JAKARTA (Arrahmah.com) – Anggota DPD RI yang juga Ketua Gerakan Nasional Anti Miras Fahira Idris menyambut baik rencana Badan Legislasi (Baleg) DPR RI yang akan memulai membahas kembali Rancangan Undang-Undang (RUU) tentang Larangan Minuman Beralkohol atau minol (LMB).
Fahira berharap para pengusul berhasil membawa RUU LMB masuk dalam Program Legislasi Nasional (Prolegnas) 2021 untuk segera dibahas dan disahkan.
Fahira menuturkan, hampir semua negara di dunia bahkan yang paling liberal dan sekuler sekalipun sudah mempunyai aturan khusus terkait produksi, distribusi, dan konsumsi minol yang tegas dan jelas.
Misalnya di hampir semua negara bagian Australia jika ada orang yang belum berusia 18 tahun ketahuan mengkonsumsi alkohol maka akan mendapatkan sejumlah hukuman, mulai dari denda hingga diproses di pengadilan dengan denda mencapai lebih dari Rp7 juta.
Di Jerman (Negara bagian Baden-Württemberg) sejak 2010 melarang toko menjual minuman beralkohol antara pukul 10 malam sampai pukul 5 pagi.
Bahkan, lanjutnya, otoritas di sana sengaja mengirim remaja ke toko-toko untuk berpura-pura jadi pembeli. Penjual yang terbukti melanggar aturan dengan menjual alkohol kepada remaja di bawah umur, langsung dikenakan sanksi denda.
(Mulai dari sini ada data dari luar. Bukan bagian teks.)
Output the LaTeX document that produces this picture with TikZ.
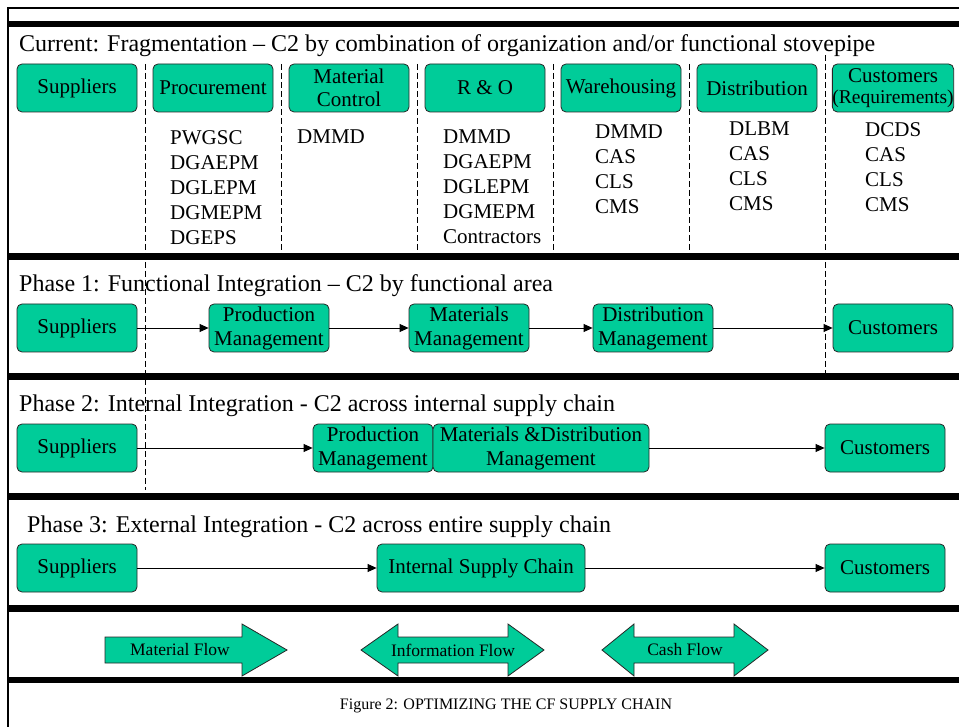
\documentclass[tikz,border=0pt]{standalone}
\usepackage{fontspec}
\setmainfont{Liberation Serif}
\usetikzlibrary{arrows.meta}
\definecolor{boxgreen}{RGB}{0,204,153}
\begin{document}
\begin{tikzpicture}[x=1pt,y=-1pt,
        unitbox/.style={draw=black!85,fill=boxgreen,rounded corners=5pt,line width=0.8pt,minimum width=120pt,minimum height=48pt,inner sep=0pt,align=center,font=\fontsize{21}{24}\selectfont},
        flowshape/.style={draw=black!85,fill=boxgreen,line width=0.8pt},
        flowtext/.style={inner sep=0pt,font=\fontsize{17.5}{20}\selectfont},
        divider/.style={line width=6.5pt},
        outline/.style={line width=1.8pt},
        pipe/.style={dash pattern=on 6pt off 3pt,line width=0.8pt},
        link/.style={-{Triangle[length=9pt,width=8pt]},line width=0.8pt},
        phasetitle/.style={anchor=base west,inner sep=0pt,font=\fontsize{24}{28}\selectfont},
        orglist/.style={anchor=north west,inner sep=0pt,align=left,font=\fontsize{21}{25}\selectfont}]
        \useasboundingbox (0,0) rectangle (959,727);
        \draw[outline] (8,727) -- (8,8) -- (959,8);
        \draw[divider] (8,24) -- (959,24);
        \draw[divider] (8,256.5) -- (959,256.5);
        \draw[divider] (8,376.5) -- (959,376.5);
        \draw[divider] (8,496.5) -- (959,496.5);
        \draw[divider] (8,608.5) -- (959,608.5);
        \draw[divider] (8,680) -- (959,680);
        \draw[pipe] (145,64) -- (145,490);
        \draw[pipe] (281,64) -- (281,253);
        \draw[pipe] (417,64) -- (417,253);
        \draw[pipe] (553,64) -- (553,253);
        \draw[pipe] (689,64) -- (689,253);
        \draw[pipe] (825,55) -- (825,373);
        \node[phasetitle] (curtitle) at (19,52) {Current: Fragmentation -- C2 by combination of organization and/or functional stovepipe};
        \node[unitbox] (supp0) at (77,88) {Suppliers};
        \node[unitbox] (proc) at (213,88) {Procurement};
        \node[unitbox] (matctl) at (349,88) {Material\\[-1pt]Control};
        \node[unitbox] (rno) at (485,88) {R \& O};
        \node[unitbox] (wareh) at (621,88) {Warehousing};
        \node[unitbox] (distr) at (757,88) {Distribution};
        \node[unitbox] (cust0) at (893,88) {Customers\\[-3pt]{\fontsize{19.5}{21}\selectfont(Requirements)}};
        \node[orglist] (proclist) at (170,130) {PWGSC\\DGAEPM\\DGLEPM\\DGMEPM\\DGEPS};
        \node[orglist] (matctllist) at (297,130) {DMMD};
        \node[orglist] (rnolist) at (443,130) {DMMD\\DGAEPM\\DGLEPM\\DGMEPM\\Contractors};
        \node[orglist] (warehlist) at (595,125) {DMMD\\CAS\\CLS\\CMS};
        \node[orglist] (distrlist) at (729,122) {DLBM\\CAS\\CLS\\CMS};
        \node[orglist] (custlist) at (865,122) {DCDS\\CAS\\CLS\\CMS};
        \node[phasetitle] (ph1title) at (19,292) {Phase 1: Functional Integration -- C2 by functional area};
        \node[unitbox] (supp1) at (77,328) {Suppliers};
        \node[unitbox] (prod1) at (269,328) {Production\\Management};
        \node[unitbox] (matl1) at (469,328) {Materials\\Management};
        \node[unitbox] (dist1) at (653,328) {Distribution\\Management};
        \node[unitbox] (cust1) at (893,328) {Customers};
        \draw[link] (supp1) -- (prod1);
        \draw[link] (prod1) -- (matl1);
        \draw[link] (matl1) -- (dist1);
        \draw[link] (dist1) -- (cust1);
        \node[phasetitle] (ph2title) at (19,411) {Phase 2: Internal Integration - C2 across internal supply chain};
        \node[unitbox] (supp2) at (77,448) {Suppliers};
        \node[unitbox] (prod2) at (373,448) {Production\\Management};
        \node[unitbox,minimum width=216pt] (matdist2) at (541,448) {Materials \&Distribution\\Management};
        \node[unitbox] (cust2) at (885,448) {Customers};
        \draw[link] (supp2) -- (prod2);
        \draw[link] (matdist2) -- (cust2);
        \node[phasetitle] (ph3title) at (27,532) {Phase 3: External Integration - C2 across entire supply chain};
        \node[unitbox] (supp3) at (77,568) {Suppliers};
        \node[unitbox,minimum width=208pt] (isc3) at (481,568) {Internal Supply Chain};
        \node[unitbox] (cust3) at (885,568) {Customers};
        \draw[link] (supp3) -- (isc3);
        \draw[link] (isc3) -- (cust3);
        \draw[flowshape] (105,637) -- (242,637) -- (242,624) -- (287,650) -- (242,676) -- (242,663) -- (105,663) -- cycle;
        \draw[flowshape] (361,650) -- (398,624) -- (398,637) -- (508,637) -- (508,624) -- (544,650) -- (508,676) -- (508,663) -- (398,663) -- (398,676) -- cycle;
        \draw[flowshape] (602,650) -- (634,624) -- (634,637) -- (734,637) -- (734,624) -- (768,650) -- (734,676) -- (734,663) -- (634,663) -- (634,676) -- cycle;
        \node[flowtext] (matflow) at (180,650) {Material Flow};
        \node[flowtext] (infoflow) at (453,650) {Information Flow};
        \node[flowtext] (cashflow) at (685,650) {Cash Flow};
        \node[font=\fontsize{16}{18}\selectfont] (caption) at (506,706) {Figure 2: OPTIMIZING THE CF SUPPLY CHAIN};
    \end{tikzpicture}
\end{document}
Sementara di Indonesia, ujar Fahira, walau sudah 75 tahun merdeka, sama sekali tidak ada aturan khusus terkait minol yang sifatnya nasional atau level undang-undang (UU). Ketiadaan aturan khusus soal minol selama 75 tahun ini bukan hanya aneh dan membuat miris tetapi juga cukup memalukan.
Untuk itu, Fahira meminta baik DPR maupun Pemerintah kali ini untuk serius merealisasikan RUU LMB menjadi UU. Pasalnya, RUU LMB yang merupakan inisiatif DPR ini sudah masuk prolegnas prioritas dan sudah dibahas sejak DPR periode 2009-2014 kemudian kembali dibahas DPR periode 2014-2019, tetapi tidak kunjung juga disahkan.
“Sudah 10 tahun RUU LMB ini selalu masuk prolegnas dan sempat dibahas tetapi selalu gagal. Saya tidak tahu, ada kekuatan sebesar apa yang membuat RUU ini susah sekali disahkan menjadi UU. Oleh karena ini, dengan segala kerendahan hati dan tanpa mengurangi rasa hormat saya terutama kepada para Anggota DPR yang menjadi pengusul, saya meminta DPR dan Pemerintah kali ini untuk serius kembali memasukkan RUU LMB ini dalam prolegnas. Setelah itu, buka ruang partisipasi publik, lakukan pembahasan dan disahkan,” ujar Fahira Idris.
Fahira menilai, monitoring dan pengawasan terhadap produksi, distribusi dan konsumsi alkohol di Indonesia masih sangat kritis dan perlu untuk ditingkatkan.
Selama ini pelanggaran minol hanya dijerat dengan tindak pidana ringan sehingga tidak ada efek jera bagi yang melanggarnya sehingga angka pelanggarannya semakin masif saja.
Misalnya saja, tuturnya, kalau merujuk kepada Pasal 492 ayat 1 KUHP, pemabuk yang mengganggu ketertiban umum, merintangi lalu lintas atau mengancam orang lain hanya diancam kurungan penjara paling lama enam hari dan pidana denda paling banyak Rp375.
“Mau sampai kapan sanksi hukum yang tidak rasional seperti terus kita pertahankan. Saat ini, di banyak wilayah Indonesia, minol bisa dibeli siapa saja, kapan saja, dan di mana saja,” ungkapnya.
Fahira mengatakan, tidak ada aturan membeli minol itu harus menunjukkan KTP atau harus di atas 21 tahun.
“Asal punya uang yang berseragam sekolah sekalipun bebas beli minol. Banyak juga saya temui, orang minum miras di tempat-tempat umum, tak kenal tempat. Ini negeri mau dikelola seperti apa kalau UU minol yang begitu penting kita tidak punya,” pungkasnya.